* start DATA FOR THIS TASK *

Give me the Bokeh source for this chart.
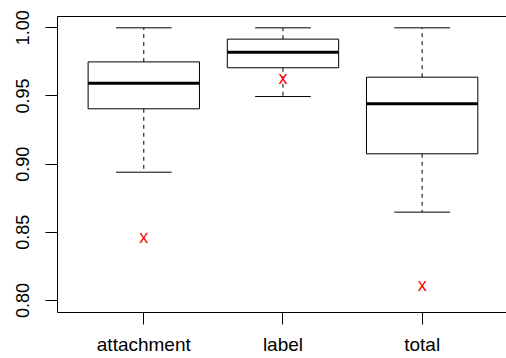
from bokeh.plotting import figure
from bokeh.models import FixedTicker, LinearAxis, Range1d, ColumnDataSource
from bokeh.core.properties import value
from bokeh.embed import file_html
from bokeh.resources import INLINE

categories = ["attachment", "label", "total"]
upper_whisker = [1.000, 1.000, 1.000]
q3 = [0.9750, 0.9917, 0.9638]
median = [0.9594, 0.9821, 0.9443]
q1 = [0.9406, 0.9707, 0.9076]
lower_whisker = [0.8941, 0.9496, 0.8648]
means = [0.8460, 0.9626, 0.8103]
y_ticks = [0.80, 0.85, 0.90, 0.95, 1.00]
y_tick_labels = ["0.80", "0.85", "0.90", "0.95", "1.00"]

FONT = "Liberation Sans"
pos = list(range(1, len(categories) + 1))
half_box = 0.4
half_cap = 0.2

src = ColumnDataSource(dict(
    x=pos,
    left=[v - half_box for v in pos],
    right=[v + half_box for v in pos],
    cl=[v - half_cap for v in pos],
    cr=[v + half_cap for v in pos],
    up=upper_whisker, q3=q3, med=median, q1=q1, low=lower_whisker,
    mean=means, mk=["x"] * len(pos),
))

p = figure(width=506, height=358, output_backend="svg", toolbar_location=None,
           x_range=Range1d(0.38, 3.606), y_range=Range1d(0.7912, 1.0083),
           min_border_left=57, min_border_top=16, min_border_bottom=46,
           min_border_right=0, x_axis_location=None, y_axis_location=None)
p.grid.visible = False
p.outline_line_color = None
p.background_fill_color = "white"
p.border_fill_color = "white"

# whiskers
p.segment(x0="x", x1="x", y0="q3", y1="up", source=src, line_color="black",
          line_width=1, line_dash="4 4")
p.segment(x0="x", x1="x", y0="q1", y1="low", source=src, line_color="black",
          line_width=1, line_dash="4 4")
# caps
p.segment(x0="cl", x1="cr", y0="up", y1="up", source=src, line_color="black", line_width=1)
p.segment(x0="cl", x1="cr", y0="low", y1="low", source=src, line_color="black", line_width=1)
# boxes
p.quad(left="left", right="right", top="q3", bottom="q1", source=src,
       fill_color="white", line_color="black", line_width=1)
# medians
p.segment(x0="left", x1="right", y0="med", y1="med", source=src,
          line_color="black", line_width=3)
# means
p.text(x="x", y="mean", text="mk", source=src, text_color="red",
       text_font=value(FONT), text_font_size="18px", text_align="center",
       text_baseline="middle", y_offset=-1)

# axes
ax_left = LinearAxis(ticker=FixedTicker(ticks=y_ticks),
                     major_label_overrides={t: l for t, l in zip(y_ticks, y_tick_labels)})
ax_left.major_label_orientation = "vertical"
ax_left.major_label_text_font = FONT
ax_left.major_label_text_font_size = "18px"
ax_left.major_label_text_color = "black"
ax_left.major_label_standoff = 16
ax_left.major_tick_out = 12
ax_left.major_tick_in = 0
ax_left.minor_tick_out = 0
ax_left.minor_tick_in = 0
ax_left.axis_line_color = "black"
ax_left.major_tick_line_color = "black"
p.add_layout(ax_left, "left")

ax_bottom = LinearAxis(ticker=FixedTicker(ticks=pos),
                       major_label_overrides={t: c for t, c in zip(pos, categories)})
ax_bottom.major_label_text_font = FONT
ax_bottom.major_label_text_font_size = "19px"
ax_bottom.major_label_text_color = "black"
ax_bottom.major_label_standoff = 9
ax_bottom.major_tick_out = 12
ax_bottom.major_tick_in = 0
ax_bottom.minor_tick_out = 0
ax_bottom.minor_tick_in = 0
ax_bottom.axis_line_color = "black"
ax_bottom.major_tick_line_color = "black"
p.add_layout(ax_bottom, "below")

ax_top = LinearAxis(ticker=FixedTicker(ticks=[]), major_label_text_font_size="0px",
                    major_tick_out=0, major_tick_in=0, minor_tick_out=0, minor_tick_in=0,
                    major_label_standoff=0, axis_line_color="black")
p.add_layout(ax_top, "above")

open("out.html", "w").write(file_html(p, INLINE))
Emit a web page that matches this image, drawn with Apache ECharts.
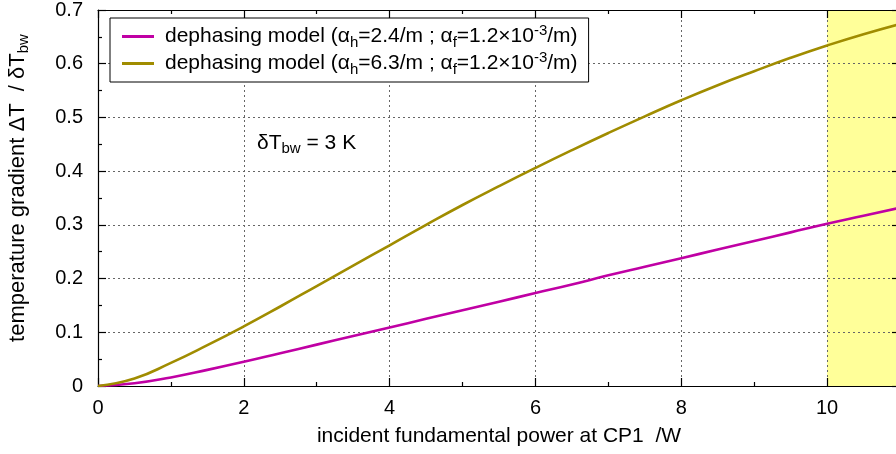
<!DOCTYPE html>
<html>
<head>
<meta charset="utf-8">
<script src="https://cdn.jsdelivr.net/npm/echarts@6/dist/echarts.min.js"></script>
<style>
  html, body { margin: 0; padding: 0; background: #fff; }
  #chart { width: 896px; height: 454px; }
</style>
</head>
<body>
<div id="chart"></div>
<script>
// Incident power at CP1 (W)
const powerW = [0, 0.5, 1, 1.5, 2, 2.5, 3, 3.5, 4, 4.5, 5, 5.5, 6, 6.5, 7, 7.5, 8, 8.5, 9, 9.5, 10, 10.5, 11];
// Normalised temperature gradient, alpha_h = 2.4/m
const gradLowAbs = [0, 0.005, 0.016, 0.030, 0.045, 0.061, 0.077, 0.093, 0.109, 0.125, 0.141, 0.157, 0.173, 0.189, 0.206, 0.222, 0.238, 0.254, 0.270, 0.286, 0.302, 0.317, 0.332];
// Normalised temperature gradient, alpha_h = 6.3/m
const gradHighAbs = [0, 0.014, 0.043, 0.076, 0.111, 0.148, 0.186, 0.224, 0.262, 0.300, 0.337, 0.372, 0.406, 0.439, 0.471, 0.502, 0.532, 0.560, 0.586, 0.611, 0.634, 0.655, 0.674];
// Highlighted power range (W)
const highlightRange = [10, 11];
const xTicks = { min: 0, max: 11, interval: 2 };
const yTicks = { min: 0, max: 0.7, interval: 0.1 };

const seriesNames = [
  'dephasing model (α{sub|h}=2.4/m ; α{sub|f}=1.2×10{sup|-3}/m)',
  'dephasing model (α{sub|h}=6.3/m ; α{sub|f}=1.2×10{sup|-3}/m)'
];

const FONT = 'Liberation Sans, Arial, sans-serif';
const richStyles = {
  sub: { fontSize: 15, fontFamily: FONT, color: '#000', verticalAlign: 'bottom', lineHeight: 12 },
  sup: { fontSize: 15, fontFamily: FONT, color: '#000', verticalAlign: 'top', lineHeight: 12 }
};

const chart = echarts.init(document.getElementById('chart'), null, { renderer: 'canvas' });

const pairs = (ys) => powerW.map((x, i) => [x, ys[i]]);

const gridLine = { show: true, lineStyle: { color: '#666', width: 1, type: [2, 3] } };
const axisLine = { show: true, onZero: false, lineStyle: { color: '#000', width: 1.2 } };
const tick = { show: true, inside: true, length: 8, lineStyle: { color: '#000', width: 1.2 } };
const minor = { show: true, splitNumber: 2, length: 4, lineStyle: { color: '#000', width: 1.2 } };

chart.setOption({
  animation: false,
  backgroundColor: '#fff',
  grid: { left: 98, right: -4, top: 10, bottom: 68, containLabel: false, outerBoundsMode: 'none' },
  legend: {
    orient: 'vertical',
    left: 110,
    top: 18,
    padding: [5, 11, 5, 12],
    itemGap: 0,
    itemWidth: 32,
    itemHeight: 3,
    icon: 'rect',
    borderColor: '#000',
    borderWidth: 1,
    backgroundColor: '#fff',
    textStyle: {
      fontSize: 21, fontFamily: FONT, color: '#000', lineHeight: 27,
      padding: [0, 0, 0, 6], rich: richStyles
    },
    data: seriesNames
  },
  xAxis: [
    {
      type: 'value', min: xTicks.min, max: xTicks.max, interval: xTicks.interval,
      name: 'incident fundamental power at CP1  /W',
      nameLocation: 'middle', nameGap: 40,
      nameTextStyle: { fontSize: 21, fontFamily: FONT, color: '#000' },
      axisLine: axisLine, axisTick: tick, minorTick: minor,
      axisLabel: { fontSize: 20, fontFamily: FONT, color: '#000', margin: 12, showMaxLabel: false },
      splitLine: gridLine
    },
    {
      type: 'value', position: 'top', min: xTicks.min, max: xTicks.max, interval: xTicks.interval,
      axisLine: axisLine, axisTick: tick, minorTick: minor,
      axisLabel: { show: false },
      splitLine: { show: false }
    }
  ],
  yAxis: [
    {
      type: 'value', min: yTicks.min, max: yTicks.max, interval: yTicks.interval,
      name: 'temperature gradient ΔT  / δT{sub|bw}',
      nameLocation: 'middle', nameGap: 67, nameRotate: 90,
      nameTextStyle: {
        fontSize: 22, fontFamily: FONT, color: '#000', lineHeight: 26,
        padding: [0, 0, 0, 20], rich: richStyles
      },
      axisLine: axisLine, axisTick: tick, minorTick: minor,
      axisLabel: {
        fontSize: 20, fontFamily: FONT, color: '#000', margin: 15,
        formatter: (v) => (Math.round(v * 10) / 10).toString()
      },
      splitLine: gridLine
    },
    {
      type: 'value', position: 'right', min: yTicks.min, max: yTicks.max, interval: yTicks.interval,
      axisLine: axisLine, axisTick: tick, minorTick: minor,
      axisLabel: { show: false },
      splitLine: { show: false }
    }
  ],
  graphic: [
    {
      type: 'text', left: 257, top: 130,
      style: {
        text: 'δT{sub|bw} = 3 K',
        fontSize: 21, fontFamily: FONT, fill: '#000', lineHeight: 26,
        rich: richStyles
      }
    }
  ],
  series: [
    {
      name: seriesNames[0], type: 'line', data: pairs(gradLowAbs),
      smooth: 0.5, showSymbol: false, symbol: 'none',
      lineStyle: { color: '#c000a4', width: 2.6 }, itemStyle: { color: '#c000a4' },
      z: 3,
      markArea: {
        silent: true, z: -1,
        itemStyle: { color: '#ffff99' },
        data: [[{ xAxis: highlightRange[0] }, { xAxis: highlightRange[1] }]]
      }
    },
    {
      name: seriesNames[1], type: 'line', data: pairs(gradHighAbs),
      smooth: 0.5, showSymbol: false, symbol: 'none',
      lineStyle: { color: '#a08c00', width: 2.6 }, itemStyle: { color: '#a08c00' },
      z: 3
    }
  ]
});
</script>
</body>
</html>
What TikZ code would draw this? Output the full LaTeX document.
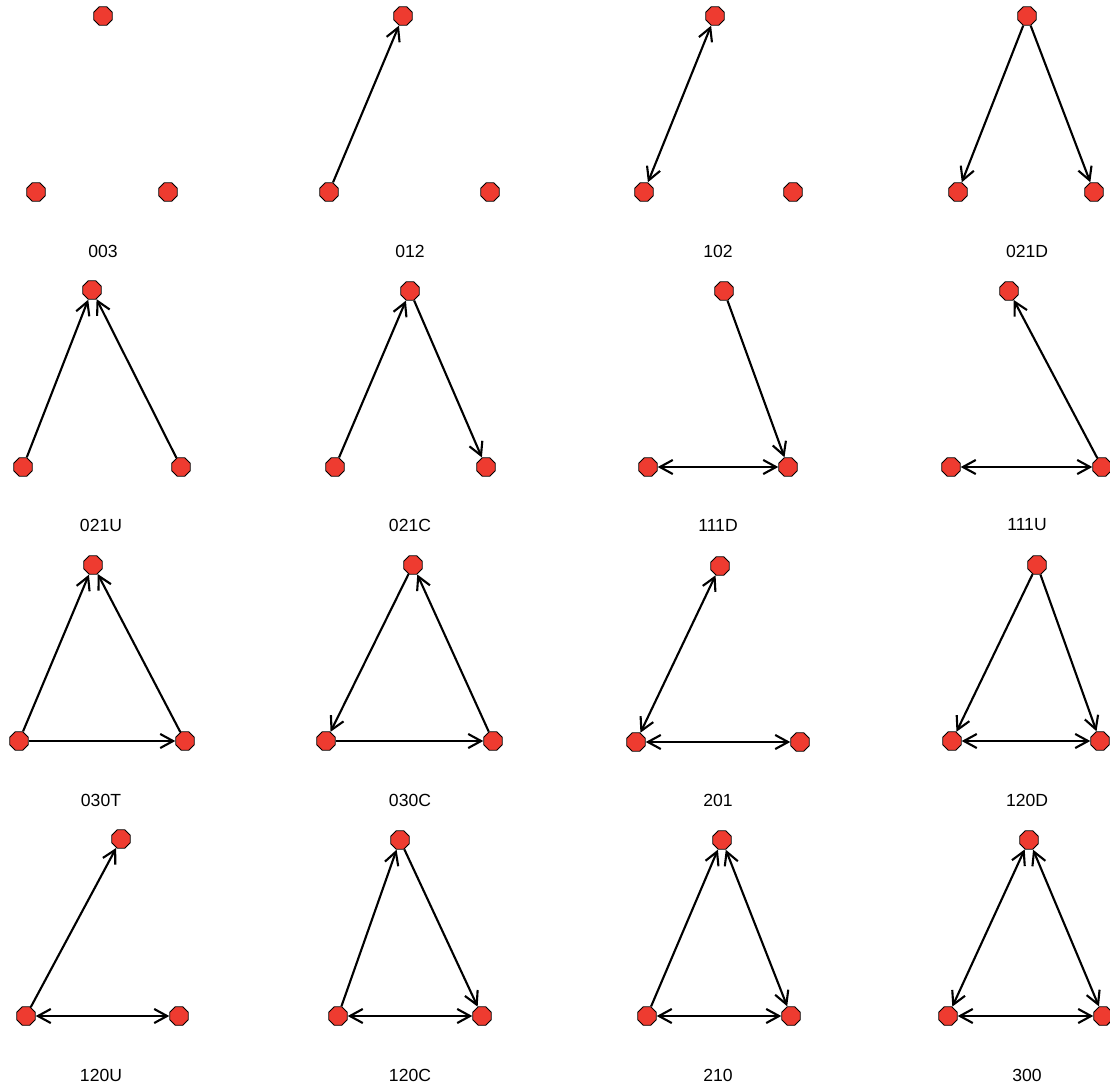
\documentclass[tikz,border=0pt]{standalone}
\usepackage{fontspec}
\setmainfont{Liberation Sans}
\usetikzlibrary{arrows.meta,shapes.geometric}

\definecolor{vtxred}{HTML}{EE3B30}

\begin{document}
\begin{tikzpicture}[x=0.03cm, y=-0.03cm,
    vtx/.style={regular polygon, regular polygon sides=8, draw=black, line width=0.8pt,
                fill=vtxred, minimum size=0.6cm, inner sep=0pt},
    lbl/.style={font=\fontsize{15}{18}\selectfont},
    arc/.style={-{Straight Barb[length=11pt, width=12pt]}, line width=1.8pt},
    both/.style={{Straight Barb[length=11pt, width=12pt]}-{Straight Barb[length=11pt, width=12pt]}, line width=1.8pt}]
    \useasboundingbox (0,0) rectangle (1110,1085);

    % =========================================================
    % RIGA 1: 003, 012, 102, 021D
    % =========================================================
    % 003
    \node[vtx] (t003) at (103, 16) {};
    \node[vtx] (l003) at (36, 192) {};
    \node[vtx] (r003) at (168, 192) {};
    \node[lbl] (n003) at (103, 251) {003};

    % 012
    \node[vtx] (t012) at (403, 16) {};
    \node[vtx] (l012) at (329, 192) {};
    \node[vtx] (r012) at (490, 192) {};
    \node[lbl] (n012) at (410, 251) {012};
    \draw[arc] (l012) -- (t012);

    % 102
    \node[vtx] (t102) at (715, 16) {};
    \node[vtx] (l102) at (644, 192) {};
    \node[vtx] (r102) at (793, 192) {};
    \node[lbl] (n102) at (718, 251) {102};
    \draw[both] (l102) -- (t102);

    % 021D
    \node[vtx] (t021D) at (1027, 16) {};
    \node[vtx] (l021D) at (958, 192) {};
    \node[vtx] (r021D) at (1094, 192) {};
    \node[lbl] (n021D) at (1027, 251) {021D};
    \draw[arc] (t021D) -- (l021D);
    \draw[arc] (t021D) -- (r021D);

    % =========================================================
    % RIGA 2: 021U, 021C, 111D, 111U
    % =========================================================
    % 021U
    \node[vtx] (t021U) at (92, 290) {};
    \node[vtx] (l021U) at (23, 467) {};
    \node[vtx] (r021U) at (181, 467) {};
    \node[lbl] (n021U) at (101, 525) {021U};
    \draw[arc] (l021U) -- (t021U);
    \draw[arc] (r021U) -- (t021U);

    % 021C
    \node[vtx] (t021C) at (410, 291) {};
    \node[vtx] (l021C) at (335, 467) {};
    \node[vtx] (r021C) at (486, 467) {};
    \node[lbl] (n021C) at (410, 525) {021C};
    \draw[arc] (l021C) -- (t021C);
    \draw[arc] (t021C) -- (r021C);

    % 111D
    \node[vtx] (t111D) at (724, 291) {};
    \node[vtx] (l111D) at (648, 467) {};
    \node[vtx] (r111D) at (788, 467) {};
    \node[lbl] (n111D) at (718, 525) {111D};
    \draw[arc] (t111D) -- (r111D);
    \draw[both] (l111D) -- (r111D);

    % 111U
    \node[vtx] (t111U) at (1009, 291) {};
    \node[vtx] (l111U) at (951, 467) {};
    \node[vtx] (r111U) at (1102, 467) {};
    \node[lbl] (n111U) at (1027, 525) {111U};
    \draw[arc] (r111U) -- (t111U);
    \draw[both] (l111U) -- (r111U);

    % =========================================================
    % RIGA 3: 030T, 030C, 201, 120D
    % =========================================================
    % 030T
    \node[vtx] (t030T) at (93, 565) {};
    \node[vtx] (l030T) at (19, 741) {};
    \node[vtx] (r030T) at (185, 741) {};
    \node[lbl] (n030T) at (101, 800) {030T};
    \draw[arc] (l030T) -- (t030T);
    \draw[arc] (r030T) -- (t030T);
    \draw[arc] (l030T) -- (r030T);

    % 030C
    \node[vtx] (t030C) at (413, 565) {};
    \node[vtx] (l030C) at (326, 741) {};
    \node[vtx] (r030C) at (493, 741) {};
    \node[lbl] (n030C) at (410, 800) {030C};
    \draw[arc] (t030C) -- (l030C);
    \draw[arc] (l030C) -- (r030C);
    \draw[arc] (r030C) -- (t030C);

    % 201
    \node[vtx] (t201) at (720, 566) {};
    \node[vtx] (l201) at (636, 742) {};
    \node[vtx] (r201) at (800, 742) {};
    \node[lbl] (n201) at (718, 800) {201};
    \draw[both] (l201) -- (t201);
    \draw[both] (l201) -- (r201);

    % 120D
    \node[vtx] (t120D) at (1037, 565) {};
    \node[vtx] (l120D) at (952, 741) {};
    \node[vtx] (r120D) at (1100, 741) {};
    \node[lbl] (n120D) at (1027, 800) {120D};
    \draw[arc] (t120D) -- (l120D);
    \draw[arc] (t120D) -- (r120D);
    \draw[both] (l120D) -- (r120D);

    % =========================================================
    % RIGA 4: 120U, 120C, 210, 300
    % =========================================================
    % 120U
    \node[vtx] (t120U) at (121, 839) {};
    \node[vtx] (l120U) at (26, 1016) {};
    \node[vtx] (r120U) at (179, 1016) {};
    \node[lbl] (n120U) at (101, 1075) {120U};
    \draw[arc] (l120U) -- (t120U);
    \draw[both] (l120U) -- (r120U);

    % 120C
    \node[vtx] (t120C) at (400, 840) {};
    \node[vtx] (l120C) at (338, 1016) {};
    \node[vtx] (r120C) at (482, 1016) {};
    \node[lbl] (n120C) at (410, 1075) {120C};
    \draw[arc] (l120C) -- (t120C);
    \draw[arc] (t120C) -- (r120C);
    \draw[both] (l120C) -- (r120C);

    % 210
    \node[vtx] (t210) at (722, 840) {};
    \node[vtx] (l210) at (647, 1016) {};
    \node[vtx] (r210) at (791, 1016) {};
    \node[lbl] (n210) at (718, 1075) {210};
    \draw[arc] (l210) -- (t210);
    \draw[both] (t210) -- (r210);
    \draw[both] (l210) -- (r210);

    % 300
    \node[vtx] (t300) at (1029, 840) {};
    \node[vtx] (l300) at (948, 1016) {};
    \node[vtx] (r300) at (1103, 1016) {};
    \node[lbl] (n300) at (1027, 1075) {300};
    \draw[both] (l300) -- (t300);
    \draw[both] (t300) -- (r300);
    \draw[both] (l300) -- (r300);
\end{tikzpicture}
\end{document}
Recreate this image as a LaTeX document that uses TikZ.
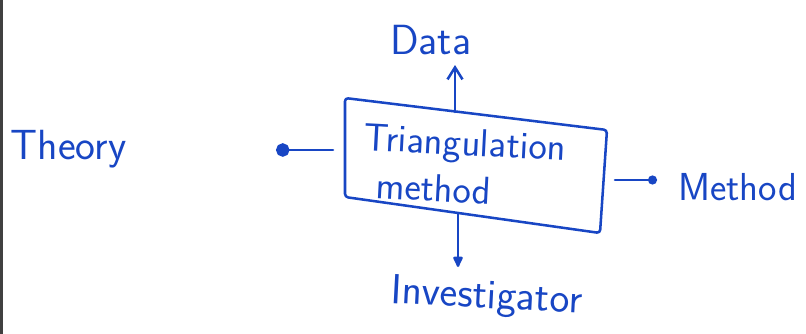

* end DATA FOR THIS TASK *

**GOAL:** Please transcribe, word for word, every line from the first line of the records above through the line containing "from bokeh.resources import INLINE", and leave out any pictures.

**EXERCISE OUTPUT:**
Give me the Bokeh source for this chart.
from bokeh.plotting import figure
from bokeh.models import FixedTicker, LinearAxis, Range1d, ColumnDataSource
from bokeh.core.properties import value
from bokeh.embed import file_html
from bokeh.resources import INLINE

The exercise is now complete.